A couple days ago, Ze Bullette posted a poll about what GMs do when a player can't make the session.
It reminded me of a time, back with my Evansville Group, when one guy was constantly unable to attend. We passed his character--the Cleric--around, taking turns running him.
When it was my turn, we got into a melee with some goblins or some other humanoid opponents. We're surrounded, and everyone's toe to toe with opponents. I'm running my Dwarf Fighter/Thief (#3 in the linked post) and managing not to make any of the natural 1 rolls that seemed to plague me with that character, and also the Cleric.
Another character drops to negative hit points, but as I said both my Dwarf and the Cleric are toe to toe with opponents. On my next turn, of course I have my Dwarf continue his attack, but the Cleric also.
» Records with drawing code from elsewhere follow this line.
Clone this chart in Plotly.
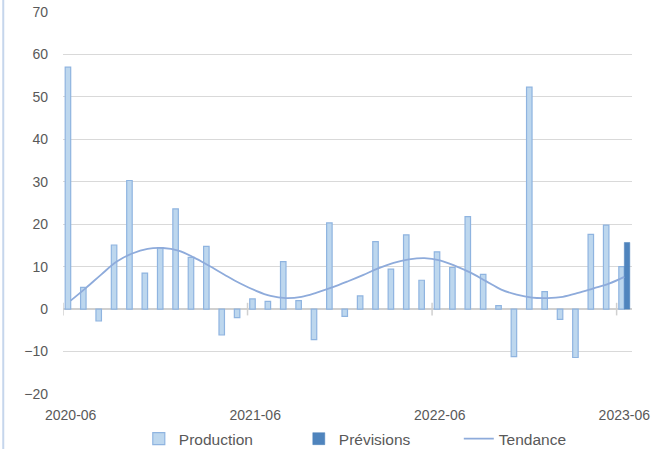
import plotly.graph_objects as go

# ---- data ----
months = ["2020-06","2020-07","2020-08","2020-09","2020-10","2020-11","2020-12",
          "2021-01","2021-02","2021-03","2021-04","2021-05","2021-06","2021-07",
          "2021-08","2021-09","2021-10","2021-11","2021-12","2022-01","2022-02",
          "2022-03","2022-04","2022-05","2022-06","2022-07","2022-08","2022-09",
          "2022-10","2022-11","2022-12","2023-01","2023-02","2023-03","2023-04",
          "2023-05","2023-06"]
production = [57.0, 5.1, -2.8, 15.1, 30.3, 8.5, 14.5, 23.6, 12.2, 14.8, -6.1, -2.0,
              2.4, 1.8, 11.2, 2.0, -7.2, 20.3, -1.7, 3.1, 15.9, 9.4, 17.5, 6.8,
              13.5, 9.8, 21.8, 8.2, 0.8, -11.2, 52.3, 4.1, -2.4, -11.4, 17.6, 19.8, 10.0]
previsions_month = ["2023-06"]
previsions = [15.7]
tendance = [2.0, 5.0, 8.2, 11.2, 13.1, 14.2, 14.4, 13.8, 12.2, 10.2, 8.1, 6.1,
            4.4, 3.1, 2.6, 2.9, 3.9, 5.1, 6.5, 8.0, 9.6, 10.9, 11.7, 12.0,
            11.5, 10.2, 8.6, 6.6, 4.6, 3.4, 2.7, 2.6, 2.9, 3.8, 4.9, 6.0, 7.6]
tick_labels = ["2020-06", "2021-06", "2022-06", "2023-06"]
y_ticks = list(range(-20, 71, 10))

# month index positions (category occupies [i, i+1])
idx = {m: i for i, m in enumerate(months)}
x_center = [idx[m] + 0.5 for m in months]
x_prev = [idx[m] + 0.5 for m in previsions_month]
tick_bound = [idx[m] for m in tick_labels]
tick_center = [idx[m] + 0.5 for m in tick_labels]

FONT = "Liberation Sans, Arial, sans-serif"
GRAY = "#595959"

fig = go.Figure()
fig.add_trace(go.Bar(
    x=x_center, y=production, name="Production",
    marker=dict(color="#bdd7ee", line=dict(color="#8fb4e0", width=1.2)),
))
fig.add_trace(go.Bar(
    x=x_prev, y=previsions, name="Prévisions",
    marker=dict(color="#4f84bd", line=dict(color="#4f84bd", width=0.5)),
))
fig.add_trace(go.Scatter(
    x=x_center, y=tendance, name="Tendance", mode="lines",
    line=dict(color="#8eabdb", width=1.8, shape="spline", smoothing=1.0),
))
# category axis tick marks crossing the zero line
fig.add_trace(go.Scatter(
    x=tick_bound, y=[0] * len(tick_bound), mode="markers", showlegend=False,
    hoverinfo="skip",
    marker=dict(symbol="line-ns-open", size=9, color="#d0d0d0",
                line=dict(color="#d0d0d0", width=1.5)),
))

fig.update_layout(
    width=659, height=449,
    margin=dict(l=63, r=27, t=12, b=55, autoexpand=False),
    paper_bgcolor="white", plot_bgcolor="white",
    barmode="group", bargap=0.285, bargroupgap=0,
    font=dict(family=FONT, color=GRAY, size=14),
    legend=dict(orientation="h", x=0.555, xanchor="center", y=-0.118, yanchor="middle",
                font=dict(size=15.5, color=GRAY), entrywidth=115, entrywidthmode="pixels",
                traceorder="normal"),
    xaxis=dict(range=[0, len(months)], tickvals=tick_center, ticktext=tick_labels,
               showgrid=False, zeroline=False, showline=False, ticks="",
               automargin=False,
               ticklabelstandoff=11, tickfont=dict(size=14, color=GRAY)),
    yaxis=dict(range=[-20, 70], tickvals=y_ticks, showgrid=True, gridcolor="#d9d9d9",
               gridwidth=1, zeroline=True, zerolinecolor="#d0d0d0", zerolinewidth=2,
               showline=False, ticks="", ticklabelstandoff=14, automargin=False,
               tickfont=dict(size=14, color=GRAY)),
    shapes=[dict(type="line", xref="paper", yref="paper", x0=-0.105, x1=-0.105,
                 y0=-0.2, y1=1.1, line=dict(color="#c6d6ec", width=2))],
)

fig.write_html("out.html", config={"displayModeBar": False},
               post_script="document.body.style.margin='0';document.body.style.overflow='hidden';")
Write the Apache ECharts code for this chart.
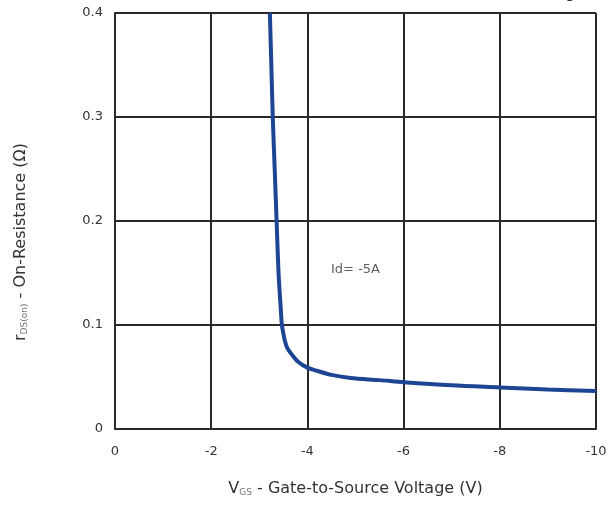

I thought it just made sense to take out the current opponent first before turning my back to it, risking this other guy's character getting shanked in the back with a parting shot, when the downed guy could be tended to in the next round with a Cure Light Wounds.
I got slapped with an XP penalty to the Dwarf by the DM for 'not playing the Cleric right.'
Never quite sat well with me.
The DM, otherwise a pretty fair guy when applying the rules, thought a Cleric by default should jump to heal anyone in the party the instant they needed it. I thought, as a rational human in combat, you should never turn your back on a foe if you can help it. But he was the DM so his interpretation was the one we went with.
So I've ended up favoring the option of just ignoring the absence of a character if the player is absent, and ignoring their sudden return when they come back. I'm playing a game with my friends, not writing some sort of collaborative work of fiction intended to entertain others.